Check each line of the data below for the word "this", then extract the ones that have it.

## Extracted data:
——————————
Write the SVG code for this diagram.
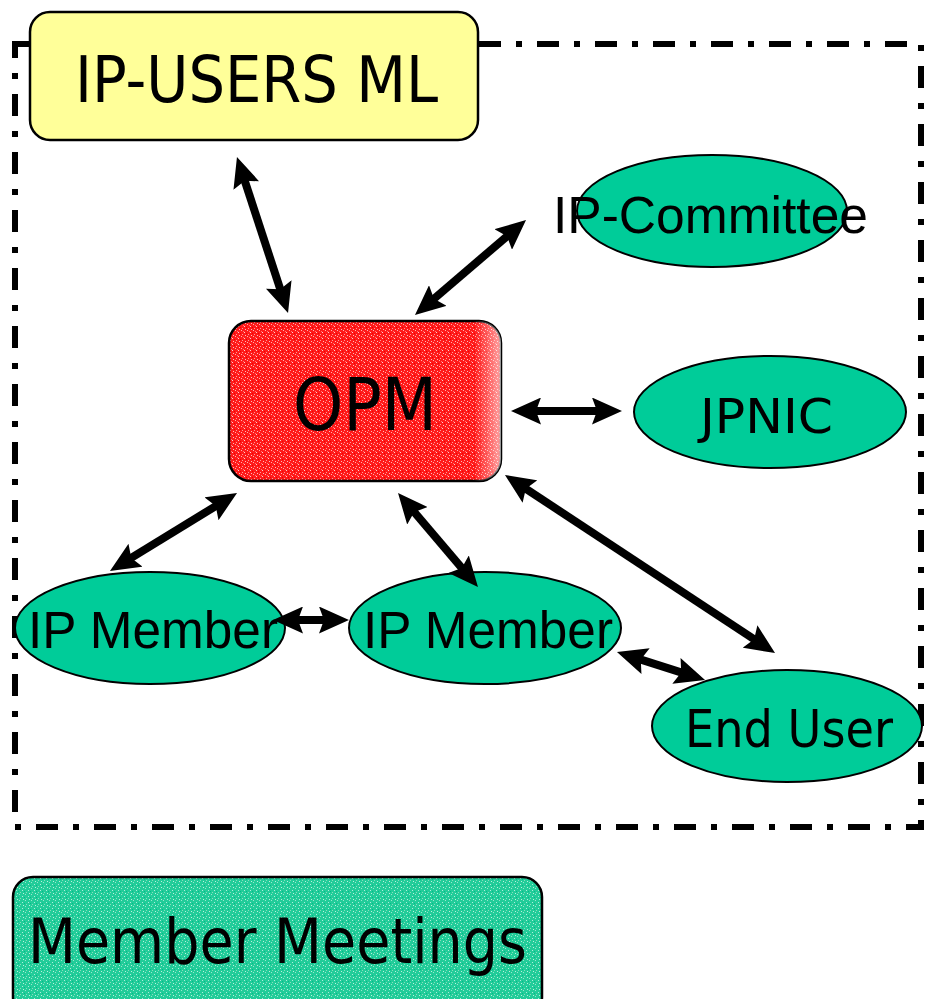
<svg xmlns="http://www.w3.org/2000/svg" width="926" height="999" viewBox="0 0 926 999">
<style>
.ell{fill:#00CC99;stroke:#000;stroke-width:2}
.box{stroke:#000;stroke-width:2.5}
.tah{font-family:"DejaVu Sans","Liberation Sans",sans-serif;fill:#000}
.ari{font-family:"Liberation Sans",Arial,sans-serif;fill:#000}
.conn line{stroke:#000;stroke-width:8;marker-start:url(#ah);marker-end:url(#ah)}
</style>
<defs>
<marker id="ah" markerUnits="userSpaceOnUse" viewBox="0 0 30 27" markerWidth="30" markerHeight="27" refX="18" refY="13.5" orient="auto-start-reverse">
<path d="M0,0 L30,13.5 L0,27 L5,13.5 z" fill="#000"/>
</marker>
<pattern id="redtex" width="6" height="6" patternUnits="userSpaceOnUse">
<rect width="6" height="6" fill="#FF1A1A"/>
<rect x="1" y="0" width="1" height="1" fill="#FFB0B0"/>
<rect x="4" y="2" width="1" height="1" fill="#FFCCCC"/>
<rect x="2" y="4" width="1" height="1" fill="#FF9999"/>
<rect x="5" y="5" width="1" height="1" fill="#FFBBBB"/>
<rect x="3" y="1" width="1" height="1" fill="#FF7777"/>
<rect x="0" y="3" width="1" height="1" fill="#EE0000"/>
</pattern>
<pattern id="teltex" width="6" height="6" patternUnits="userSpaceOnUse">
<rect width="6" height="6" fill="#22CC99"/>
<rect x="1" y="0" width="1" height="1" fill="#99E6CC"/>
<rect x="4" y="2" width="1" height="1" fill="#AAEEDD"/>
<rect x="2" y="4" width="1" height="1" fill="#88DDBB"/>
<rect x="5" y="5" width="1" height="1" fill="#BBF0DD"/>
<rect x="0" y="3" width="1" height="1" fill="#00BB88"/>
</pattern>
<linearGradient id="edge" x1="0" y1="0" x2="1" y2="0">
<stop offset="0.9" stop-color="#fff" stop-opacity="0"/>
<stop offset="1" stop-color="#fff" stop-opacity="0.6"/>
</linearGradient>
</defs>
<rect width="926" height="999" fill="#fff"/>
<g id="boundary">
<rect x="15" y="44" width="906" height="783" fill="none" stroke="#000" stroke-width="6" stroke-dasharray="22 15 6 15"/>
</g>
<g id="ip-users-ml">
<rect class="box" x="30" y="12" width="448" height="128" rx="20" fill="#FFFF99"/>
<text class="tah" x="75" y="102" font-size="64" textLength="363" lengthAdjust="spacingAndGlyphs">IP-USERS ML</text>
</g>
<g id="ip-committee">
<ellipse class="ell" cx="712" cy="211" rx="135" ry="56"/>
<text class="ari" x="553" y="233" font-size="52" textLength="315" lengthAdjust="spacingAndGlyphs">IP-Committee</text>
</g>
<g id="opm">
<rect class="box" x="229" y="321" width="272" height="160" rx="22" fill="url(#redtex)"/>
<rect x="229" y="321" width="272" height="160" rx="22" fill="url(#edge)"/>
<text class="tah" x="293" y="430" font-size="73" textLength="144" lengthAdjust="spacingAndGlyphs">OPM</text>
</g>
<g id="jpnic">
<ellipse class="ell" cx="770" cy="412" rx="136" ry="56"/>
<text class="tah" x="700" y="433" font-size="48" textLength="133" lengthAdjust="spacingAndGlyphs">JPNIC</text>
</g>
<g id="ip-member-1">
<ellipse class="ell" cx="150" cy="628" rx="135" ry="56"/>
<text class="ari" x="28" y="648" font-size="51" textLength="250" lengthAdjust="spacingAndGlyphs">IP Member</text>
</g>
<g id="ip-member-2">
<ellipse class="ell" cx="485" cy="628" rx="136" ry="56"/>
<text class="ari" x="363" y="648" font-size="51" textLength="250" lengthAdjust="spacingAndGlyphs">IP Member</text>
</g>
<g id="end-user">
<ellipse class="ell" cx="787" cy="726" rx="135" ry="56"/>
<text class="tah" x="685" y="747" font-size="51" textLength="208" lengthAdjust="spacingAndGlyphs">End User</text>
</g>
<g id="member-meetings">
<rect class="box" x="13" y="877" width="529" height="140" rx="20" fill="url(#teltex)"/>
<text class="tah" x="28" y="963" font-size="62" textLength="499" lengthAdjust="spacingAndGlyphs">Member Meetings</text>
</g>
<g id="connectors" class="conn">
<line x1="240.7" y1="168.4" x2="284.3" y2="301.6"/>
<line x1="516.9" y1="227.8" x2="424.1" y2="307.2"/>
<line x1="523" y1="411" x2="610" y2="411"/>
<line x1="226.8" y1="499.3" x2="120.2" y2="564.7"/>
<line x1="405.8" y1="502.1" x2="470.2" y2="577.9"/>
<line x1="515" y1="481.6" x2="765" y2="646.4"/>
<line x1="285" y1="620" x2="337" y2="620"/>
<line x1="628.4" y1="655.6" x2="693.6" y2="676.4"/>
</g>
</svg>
——————————
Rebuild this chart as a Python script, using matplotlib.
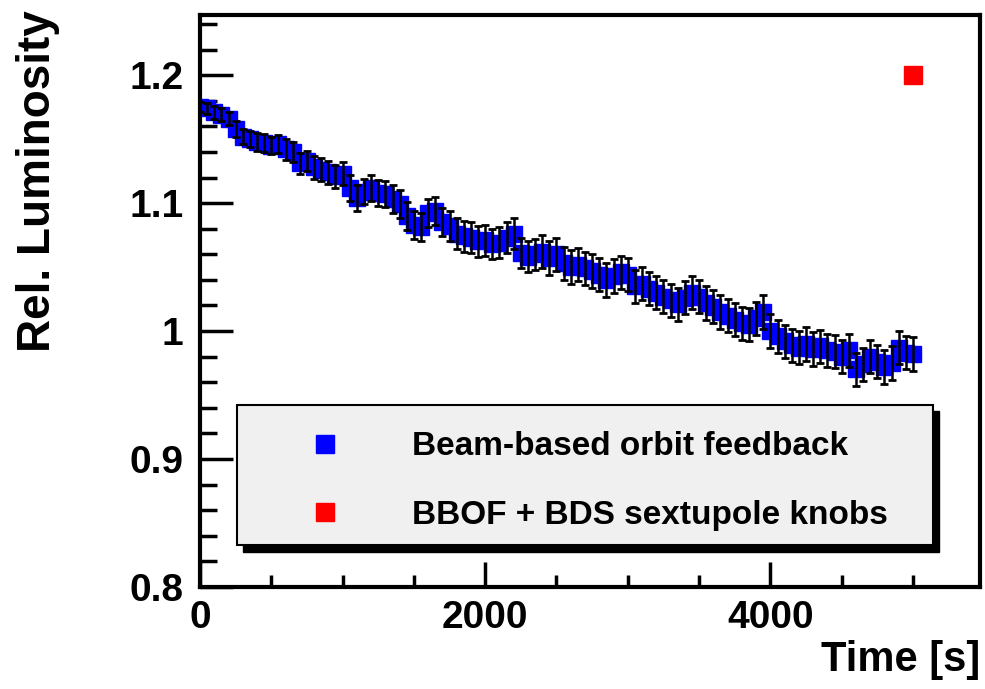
——————————
## Written solution:
Write the SVG code for this diagram.
Rebuild this chart as a Python script, using matplotlib.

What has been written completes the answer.